Хоть и редко, но бывали и иные встречи с соотечественниками. Вернее, даже не встречи, а встреча. После матча в Филадельфии зашел к нам в раздевалку какой-то мужчина лет сорока и бойко заговорил по-русски. Земляка всегда приятно встретить, когда находишься вдалеке от дома. Мы ему охотно отвечали. Естественно, спросили, откуда он и как попал в эти края. Он, оказывается, перемещенное лицо. В 43-м году был вывезен в Германию, а теперь вот обосновался тут.

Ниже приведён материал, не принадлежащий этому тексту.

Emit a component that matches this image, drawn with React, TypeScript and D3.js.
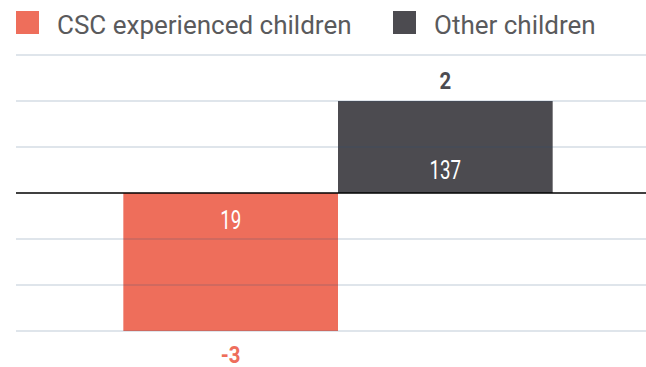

– Чего же вы домой не возвращаетесь? – спрашиваем.
– А чего я там не видел? Мне и здесь неплохо. У меня коттедж, два автомобиля, сбережения. И потом интересно по миру поездить. Вы вон путешествуете, играете. И я тоже хочу. Жил в Западной Германии, в Австралии, оттуда переехал в Канаду, сейчас стал американцем…
Ехать ему домой или не ехать – это, конечно, не наше дело. Но до чего же противен стал мне сразу этот малый! Разговаривать с ним больше уже не хотелось. Ребята от него разом отвернулись. А он, почувствовав, что атмосфера в раздевалке изменилась, быстро ушел. Мы еще немного помолчали, потом кто-то из ребят, ни к кому не обращаясь, сказал:
– «Мне и здесь неплохо»… Было бы неплохо, не мотался бы по миру, как пес бездомный… Небось нашкодил дома… Путешественник!